Oh... the heart-shaped 'Hello Kitty' stamp is cute too.
15 Oct 2010
Thanks for the outline of how you "dial in" on the contrast range for the papers you acquire. I had the same experience of stuff "dropping in on me" many times in 2007 and 2008. I was given lots of chemistry and cameras, only some paper. Most of this stuff came from fellow photographers have gone digital. Their loss is my gain!.
My Round #21 cards will hopefully be printed and in the mail by month's end. I have selected an image. I just need to find time to get into the darkroom.
Received my first card from Birger A. A very nice macro shot of an orchid. The print has wonderful tonality and the very glossy finish really suits the image well. I've been messing about with fallen leaves today and have just developed a film to see what I've got. It might be the basis for my postcard... or it might not!

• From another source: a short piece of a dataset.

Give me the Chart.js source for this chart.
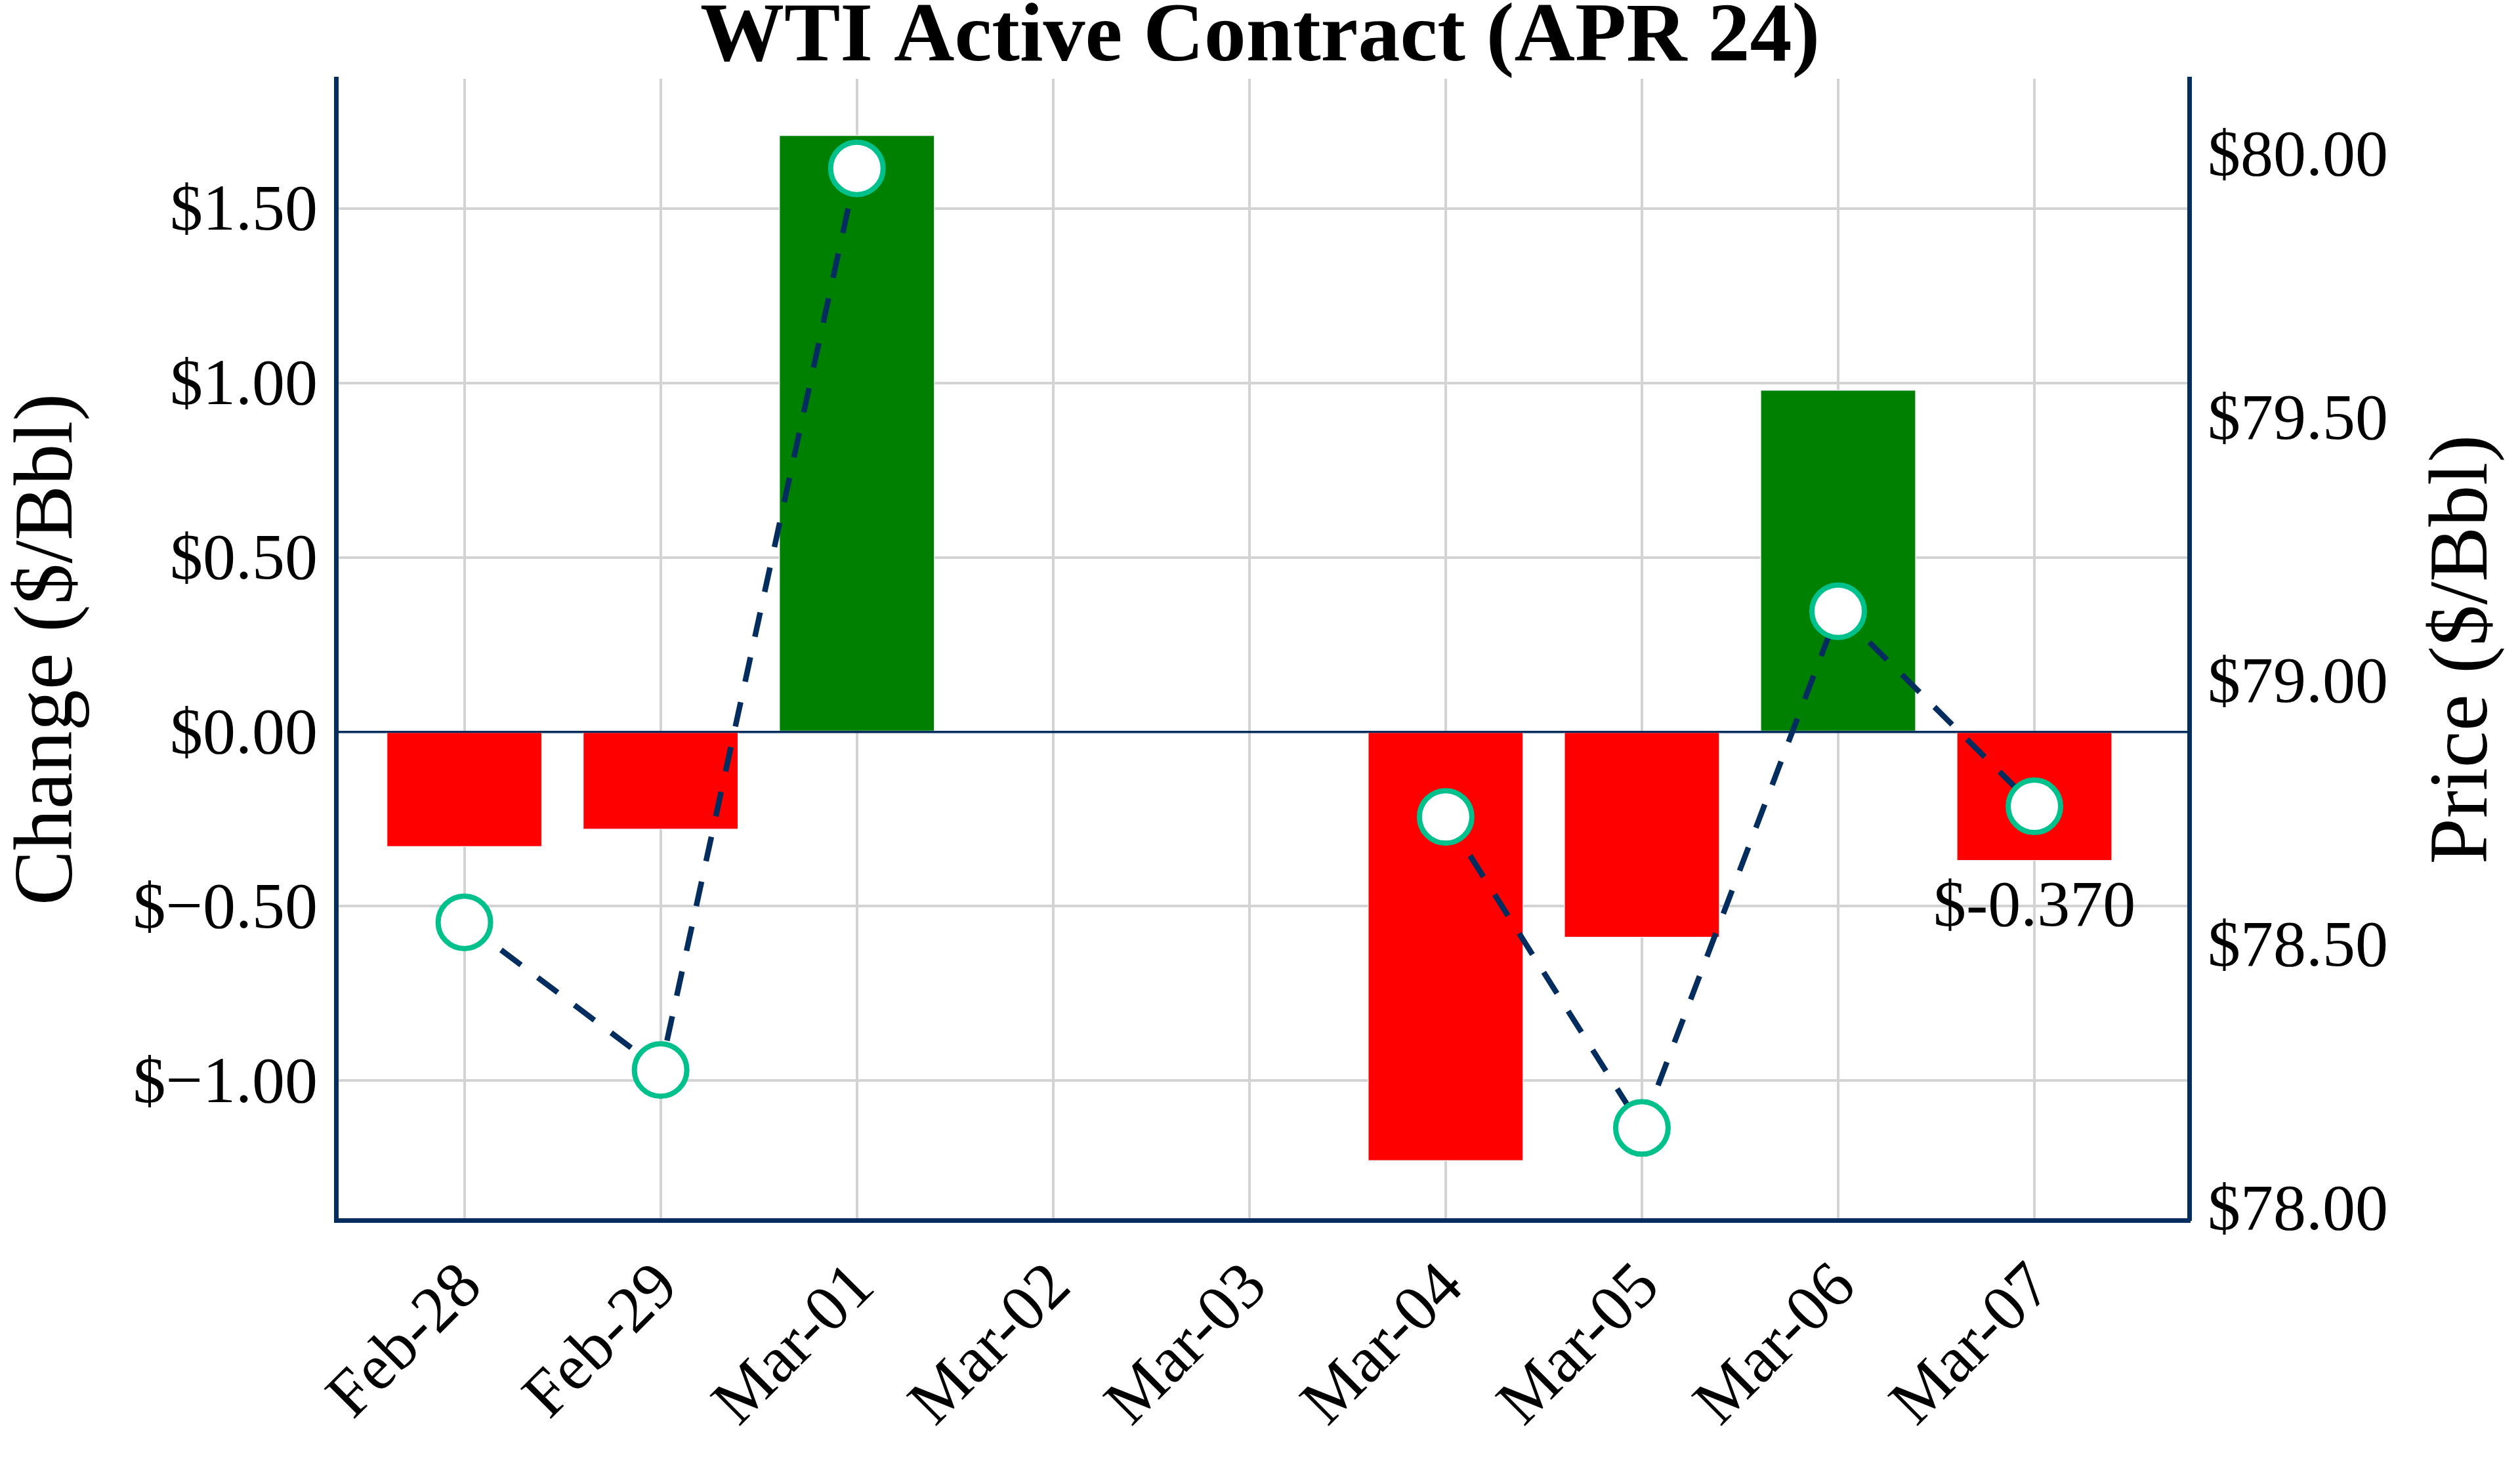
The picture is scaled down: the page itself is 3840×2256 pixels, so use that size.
<!DOCTYPE html>
<html>
<head>
<meta charset="utf-8">
<script src="https://cdn.jsdelivr.net/npm/chart.js@4.4.1/dist/chart.umd.min.js"></script>
<style>
  html, body { margin: 0; padding: 0; background: #ffffff; }
  #wrap { width: 3840px; height: 2256px; }
</style>
</head>
<body>
<div id="wrap"><canvas id="c" width="3840" height="2256"></canvas></div>
<script>
// ---- data ----
const categories = ['Feb-28', 'Feb-29', 'Mar-01', 'Mar-02', 'Mar-03', 'Mar-04', 'Mar-05', 'Mar-06', 'Mar-07'];
const changes = [-0.33, -0.28, 1.71, null, null, -1.23, -0.59, 0.98, -0.37];
const prices = [78.54, 78.26, 79.97, null, null, 78.74, 78.15, 79.13, 78.76];
const changeTicks = [-1.0, -0.5, 0.0, 0.5, 1.0, 1.5];
const priceTicks = [78.0, 78.5, 79.0, 79.5, 80.0];
const labelledBars = [8];

// ---- style ----
const NAVY = '#022d5e';
const GRID = '#d3d3d3';
const MARKER = '#00c08b';
const UP = '#008000';
const DOWN = '#ff0000';
const FONT = '"Liberation Serif", "Times New Roman", serif';

Chart.defaults.font.family = FONT;
Chart.defaults.color = '#000000';

const fmtChange = v => {
  const r = Math.round(v * 100) / 100;
  if (r < 0) return '$\u2212' + Math.abs(r).toFixed(2);
  return '$' + Math.abs(r).toFixed(2);
};
const fmtPrice = v => '$' + v.toFixed(2);

const barLabelPlugin = {
  id: 'barLabel',
  afterDatasetsDraw(chart) {
    const meta = chart.getDatasetMeta(1);
    const ctx = chart.ctx;
    ctx.save();
    ctx.font = '100px ' + FONT;
    ctx.fillStyle = '#000000';
    ctx.textAlign = 'center';
    ctx.textBaseline = 'alphabetic';
    labelledBars.forEach(i => {
      const el = meta.data[i];
      if (!el || changes[i] === null) return;
      ctx.fillText('$' + changes[i].toFixed(3), el.x, el.y + 99);
    });
    ctx.restore();
  }
};

const rightTitlePlugin = {
  id: 'rightTitle',
  afterDraw(chart) {
    const ctx = chart.ctx;
    const a = chart.chartArea;
    ctx.save();
    ctx.translate(chart.width - 84, (a.top + a.bottom) / 2);
    ctx.rotate(-Math.PI / 2);
    ctx.font = '126px ' + FONT;
    ctx.fillStyle = '#000000';
    ctx.textAlign = 'center';
    ctx.textBaseline = 'middle';
    ctx.fillText('Price ($/Bbl)', 0, 0);
    ctx.restore();
  }
};

new Chart(document.getElementById('c'), {
  type: 'bar',
  data: {
    datasets: [
      {
        type: 'line',
        label: 'Price',
        data: prices.map((v, i) => ({ x: i, y: v })),
        xAxisID: 'x',
        yAxisID: 'y1',
        borderColor: NAVY,
        borderWidth: 8.5,
        borderDash: [38, 32],
        pointRadius: 40,
        pointBorderWidth: 8,
        pointBackgroundColor: '#ffffff',
        pointBorderColor: MARKER,
        spanGaps: false,
        tension: 0,
        fill: false,
        order: 0
      },
      {
        type: 'bar',
        label: 'Change',
        data: changes.map((v, i) => ({ x: i, y: v })),
        xAxisID: 'x',
        yAxisID: 'y',
        backgroundColor: changes.map(v => (v !== null && v >= 0) ? UP : DOWN),
        borderColor: '#eef2f8',
        borderWidth: 1.5,
        barThickness: 237,
        order: 1
      }
    ]
  },
  options: {
    responsive: false,
    devicePixelRatio: 1,
    animation: false,
    events: [],
    layout: { padding: 0 },
    plugins: {
      legend: { display: false },
      tooltip: { enabled: false },
      title: {
        display: true,
        text: 'WTI Active Contract (APR 24)',
        color: '#000000',
        font: { family: FONT, size: 128, weight: 'bold', lineHeight: 0.6875 },
        padding: { top: 15, bottom: 17 }
      }
    },
    scales: {
      x: {
        type: 'linear',
        min: -0.654,
        max: 8.789,
        offset: false,
        afterBuildTicks: s => { s.ticks = categories.map((_, i) => ({ value: i })); },
        afterFit: s => { s.height = 396; },
        grid: { offset: false, color: GRID, lineWidth: 4, drawTicks: false },
        border: { display: true, color: NAVY, width: 7 },
        ticks: {
          autoSkip: false,
          maxRotation: 45,
          minRotation: 45,
          padding: 44,
          labelOffset: 12,
          color: '#000000',
          font: { family: FONT, size: 100 },
          callback: v => categories[v]
        }
      },
      y: {
        type: 'linear',
        position: 'left',
        min: -1.40,
        max: 1.872,
        afterBuildTicks: s => { s.ticks = changeTicks.map(v => ({ value: v })); },
        afterFit: s => { s.width = 512; },
        grid: {
          color: c => (c.tick && c.tick.value === 0) ? NAVY : GRID,
          lineWidth: c => (c.tick && c.tick.value === 0) ? 3.5 : 4,
          drawTicks: false
        },
        border: { display: true, color: NAVY, width: 7 },
        ticks: {
          padding: 28,
          labelOffset: 6,
          color: '#000000',
          font: { family: FONT, size: 100 },
          callback: v => fmtChange(v)
        },
        title: {
          display: true,
          text: 'Change ($/Bbl)',
          color: '#000000',
          font: { family: FONT, size: 126 },
          padding: { top: 0, bottom: 0 }
        }
      },
      y1: {
        type: 'linear',
        position: 'right',
        min: 77.975,
        max: 80.140,
        afterBuildTicks: s => { s.ticks = priceTicks.map(v => ({ value: v })); },
        afterFit: s => { s.width = 504; },
        grid: { display: false, drawOnChartArea: false, drawTicks: false },
        border: { display: true, color: NAVY, width: 7 },
        ticks: {
          padding: 28,
          labelOffset: 8,
          color: '#000000',
          font: { family: FONT, size: 100 },
          callback: v => fmtPrice(v)
        }
      }
    }
  },
  plugins: [barLabelPlugin, rightTitlePlugin]
});
</script>
</body>
</html>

I agree with the others about Rachelle's (aka mooseontheloose) postcard. Strong composition, nice variety of tones, and the large, intimidating behemouth of a barn that seems to want to be moving forward like a locomotive is not only stopped but perfectly though precariously balanced by the tiny, sedate figure.
It's a great photo.
My cards dropped off at the post office today - looking forward to my mailbox filling up with "nice" mail, rather than my usual "nasty"stuff.